Hempfield joins the Kiski Area and Mt. Pleasant Area school districts in looking to earn extra revenue from natural gas extraction…

"We want to capitalize on this," Abraham said. "We just don’t want to give it away."*

The really interesting quote in the story, however, is a quote from the school attorney:

Hempfield Solicitor Les Mlakar said the township is not the most attractive to drillers because its deposits are "wet gas," which contains hydrocarbons such as butane and propane that must be extracted before the gas can be shipped to market. Wet gas costs companies more than dry gas, which is considered "pipeline-ready."*

Wait, what? Every press release from drillers in recent memory that has come across MDN’s desk is about how drillers are reducing operations or even leaving dry gas areas so they can drill in wet gas areas! Yes, it does cost more to process wet gas, but then drillers get more money from butane and propane (and ethane) found in wet gas. This is the first time MDN has spotted a comment that says the opposite. Is the school attorney mistaken/misinformed? Was he misquoted in the story? Or (gasp) is he right? For MDN readers in the drilling industry, or anyone who attended the meeting where this was discussed, please leave a comment and enlighten us.

*Pittsburgh Tribune-Review (Mar 14, 2012) – Hempfield Area school land could be leased to gas driller

3 Comments

  1. The Natural Gas companies make on average about $2.00 more for the price of a MMBtu of “Wet Gas” versus dry gas by selling the liquids (Ethane, Butane, Propane, etc).  This is the reason many are slowing drilling activity in the dry region of the Marcellus which is in Eastern PA and moving drilling activity to Eastern OH, Southwest PA and Northern WV where you find “Wet Gas”.  $2.35 Natural Gas does not support drillling economics and what is happening are efforts to reduce supply, increase demand and drill in dry areas only enough to establish priority areas as “HBP” Held By Production, which extends lease terms as long as there is production.  Vertical wells accomplish this cheaper than horizontal wells.  Supply has rapidly increased and the 4th warmest winter on record has created a glut that only curtailments in production can correct, but this in turn hurts cash flow for the energy companies.  Oil and Wet Gas production are good answers to help their revenue and cash shortfalls.

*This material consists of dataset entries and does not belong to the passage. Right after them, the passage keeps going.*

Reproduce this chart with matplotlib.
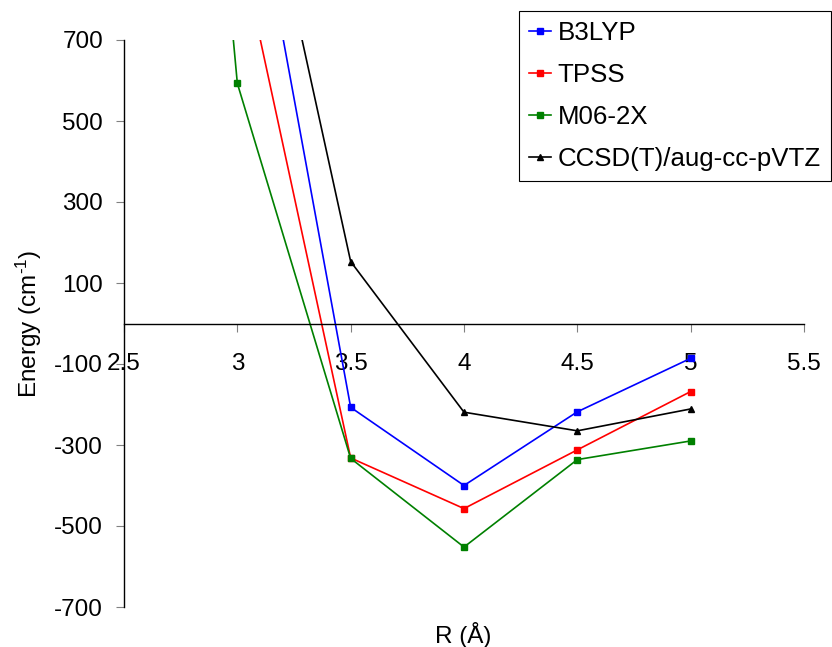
import matplotlib.pyplot as plt

plt.rcParams['font.family'] = ['Liberation Sans', 'DejaVu Sans']
plt.rcParams['mathtext.fontset'] = 'custom'
plt.rcParams['mathtext.rm'] = 'Liberation Sans'
plt.rcParams['mathtext.it'] = 'Liberation Sans'
plt.rcParams['axes.unicode_minus'] = False

# Interaction energy curves (cm^-1) against separation R (Angstrom)
r_b3lyp = [3.0, 3.5, 4.0, 4.5, 5.0]
e_b3lyp = [1320, -207, -400, -218, -86]

r_tpss = [3.0, 3.5, 4.0, 4.5, 5.0]
e_tpss = [963, -332, -457, -312, -168]

r_m06 = [2.5, 3.0, 3.5, 4.0, 4.5, 5.0]
e_m06 = [3640, 593, -333, -552, -336, -290]

r_ccsd = [3.0, 3.5, 4.0, 4.5, 5.0]
e_ccsd = [1430, 153, -219, -265, -211]

x_ticks = [2.5, 3.0, 3.5, 4.0, 4.5, 5.0, 5.5]
x_tick_labels = ['2.5', '3', '3.5', '4', '4.5', '5', '5.5']
y_ticks = [-700, -500, -300, -100, 100, 300, 500, 700]

fig = plt.figure(figsize=(8.32, 6.47), dpi=100)
ax = fig.add_axes([124 / 832, 1 - 607 / 647, 680 / 832, 567 / 647])

ax.plot(r_b3lyp, e_b3lyp, color='#0000FF', lw=1.2, marker='s', ms=4.5, label='B3LYP')
ax.plot(r_tpss, e_tpss, color='#FF0000', lw=1.2, marker='s', ms=4.5, label='TPSS')
ax.plot(r_m06, e_m06, color='#008000', lw=1.2, marker='s', ms=4.5, label='M06-2X')
ax.plot(r_ccsd, e_ccsd, color='black', lw=1.2, marker='^', ms=4.5, label='CCSD(T)/aug-cc-pVTZ')

ax.set_xlim(2.5, 5.5)
ax.set_ylim(-700, 700)

# x axis sits on the zero line, y axis at the left edge
ax.spines['bottom'].set_position(('data', 0))
ax.spines['top'].set_visible(False)
ax.spines['right'].set_visible(False)
ax.spines['left'].set_linewidth(1.0)
ax.spines['bottom'].set_linewidth(1.0)

ax.set_xticks(x_ticks)
ax.set_xticklabels(x_tick_labels)
ax.set_yticks(y_ticks)
ax.tick_params(axis='x', direction='out', length=6, color='#808080', pad=15, labelsize=17.5)
ax.tick_params(axis='y', direction='out', length=6, color='#808080', pad=9, labelsize=17.5)

ax.set_xlabel('R (Å)', fontsize=17.5, va='center')
ax.xaxis.set_label_coords(339 / 680, -28 / 567)
ax.set_ylabel(r'Energy (cm$^{\text{-1}}$)', fontsize=17.5, va='center')
ax.yaxis.set_label_coords(-95 / 680, 0.5)

leg = fig.legend(loc='upper right', bbox_to_anchor=(831 / 832, 1 - 11 / 647),
                 fontsize=18.6, frameon=True, fancybox=False, framealpha=1,
                 edgecolor='black', borderaxespad=0, borderpad=0.4,
                 labelspacing=0.69, handlelength=0.85, handletextpad=0.25)
leg.get_frame().set_linewidth(0.8)

plt.savefig('out.png', dpi=100)
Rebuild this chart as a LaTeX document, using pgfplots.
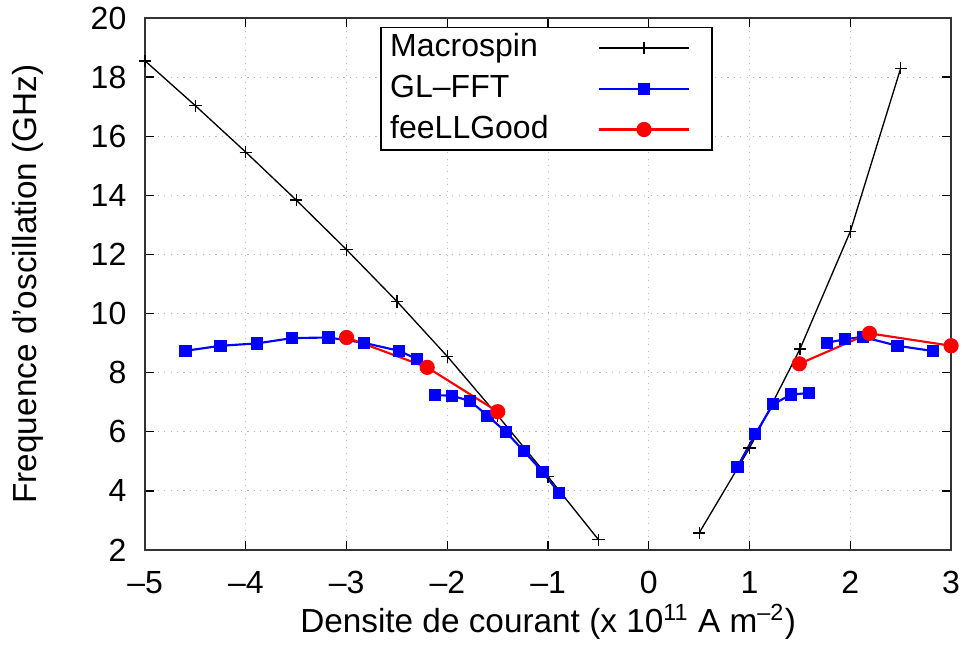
\documentclass[border=0pt]{standalone}
\usepackage{pgfplots}
\pgfplotsset{compat=1.18}
\usepackage{fontspec}
\setmainfont{Liberation Sans}

\begin{document}
\begin{tikzpicture}
% page size = 968x663 px at 0.375pt/px
\useasboundingbox (-54.4pt,-42.4pt) rectangle (308.6pt,206.25pt);
\begin{axis}[
  scale only axis,
  width=302.25pt, height=199.5pt,
  xmin=-5, xmax=3,
  ymin=2, ymax=20,
  xtick={-5,...,3},
  xticklabels={–5,–4,–3,–2,–1,0,1,2,3},
  ytick={2,4,...,20},
  /pgf/number format/assume math mode=true,
  tick align=inside,
  major tick length=3.4pt,
  tick style={black, line width=0.5pt},
  axis line style={line width=0.7pt, black!80},
  grid=major,
  grid style={gray!55, dotted, line width=0.4pt},
  tick label style={font=\fontsize{12}{14}\selectfont},
  xticklabel style={yshift=-4.5pt},
  yticklabel style={xshift=-3.5pt},
  unbounded coords=jump,
  xlabel={Densite de courant (x 10\textsuperscript{11} A m\textsuperscript{–2})},
  ylabel={Frequence d'oscillation (GHz)},
  every axis x label/.style={at={(axis description cs:0.5,-0.135)}, anchor=center,
    font=\fontsize{12.5}{15}\selectfont},
  every axis y label/.style={at={(axis description cs:-0.145,0.5)}, anchor=center,
    rotate=90, font=\fontsize{12.5}{15}\selectfont},
  legend plot pos=right,
  legend cell align=left,
  legend style={at={(axis description cs:0.2916,0.9836)}, anchor=north west,
    draw=black, line width=0.6pt, fill=white,
    font=\fontsize{12}{14}\selectfont,
    inner xsep=2pt, inner ysep=0pt, column sep=17pt, row sep=0pt,
    nodes={inner xsep=1.5pt, inner ysep=1.4pt, text height=9.5pt, text depth=3pt}},
  legend image code/.code={
    \draw[mark repeat=2, mark phase=2] plot coordinates {(0pt,0pt) (16.9pt,0pt) (33.8pt,0pt)};
    \path (40pt,0pt);
  },
]
% Macrospin
\addplot[black, line width=0.5pt, mark=+, mark size=2.3pt, mark options={line width=0.5pt}]
  coordinates {
    (-5,18.55) (-4.5,17.03) (-4,15.46) (-3.5,13.84) (-3,12.16)
    (-2.5,10.41) (-2,8.55) (-1.5,6.55) (-1,4.48) (-0.5,2.35)
    (0,nan)
    (0.5,2.58) (1,5.45) (1.5,8.8) (2,12.78) (2.5,18.3)
  };
\addlegendentry{Macrospin}
% GL-FFT
\addplot[blue, line width=0.8pt, mark=square*, mark size=1.9pt, mark options={fill=blue, draw=blue}]
  coordinates {
    (-4.60,8.74) (-4.25,8.91) (-3.89,8.99) (-3.54,9.17) (-3.18,9.19)
    (-2.83,9.01) (-2.48,8.74) (-2.30,8.46)
    (-2.2,nan)
    (-2.125,7.24) (-1.953,7.22) (-1.774,7.04) (-1.60,6.54) (-1.417,5.99)
    (-1.238,5.34) (-1.056,4.65) (-0.888,3.92)
    (0,nan)
    (0.879,4.81) (1.057,5.92) (1.233,6.93) (1.412,7.26) (1.587,7.31)
    (1.7,nan)
    (1.766,9.01) (1.945,9.13) (2.123,9.21) (2.467,8.91) (2.824,8.73)
  };
\addlegendentry{GL–FFT}
% feeLLGood
\addplot[red, line width=0.8pt, mark=*, mark size=2.45pt, mark options={fill=red, draw=red}]
  coordinates {
    (-3,9.19) (-2.2,8.18) (-1.5,6.68)
    (0,nan)
    (1.494,8.30) (2.19,9.33) (3,8.91)
  };
\addlegendentry{feeLLGood}
\end{axis}
\end{tikzpicture}
\end{document}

    So you are correct and the Lawyer is wrong.  The facts around leasing can be disturbing because one day the offer is there, and the next day it may not be.  I heard a story in the Haynesville Shale play of a check being written for multi-millions of dollars and the next week “all” offers were off the table to everyone.

  2. Possibly the landmen who work for Chevron told that to the Solicitor for the school district to increase their leverage.  Of course it is technically true that wet gas costs operators more to process than dry gas, but then Chevron would more than make it up in the higher sales price.  Just more of the usual deception through half-truths that landmen are notorious for.

  3. Not trying to defend landmen at all, but thought I’d chime in before too much conspiracy theory is spread.
    Most if not all of the pipelines in PA require a very dry gas to sell, aka pipeline spec.  And yes, it is rather costly and requires some significant equipment and processing to remove the longer hydrocarbon chains in order to make rich gas pipeline spec.

    SO, there is a threshold, below which “wet gas” is a nuisance and costs money to process and sell.  Once you exceed this economic cutoff, the condensate or more likely NGLs will be sold for more money than it costs to process and it becomes more profitable for wet gas (vs dry).  It all depends on where you are in the play.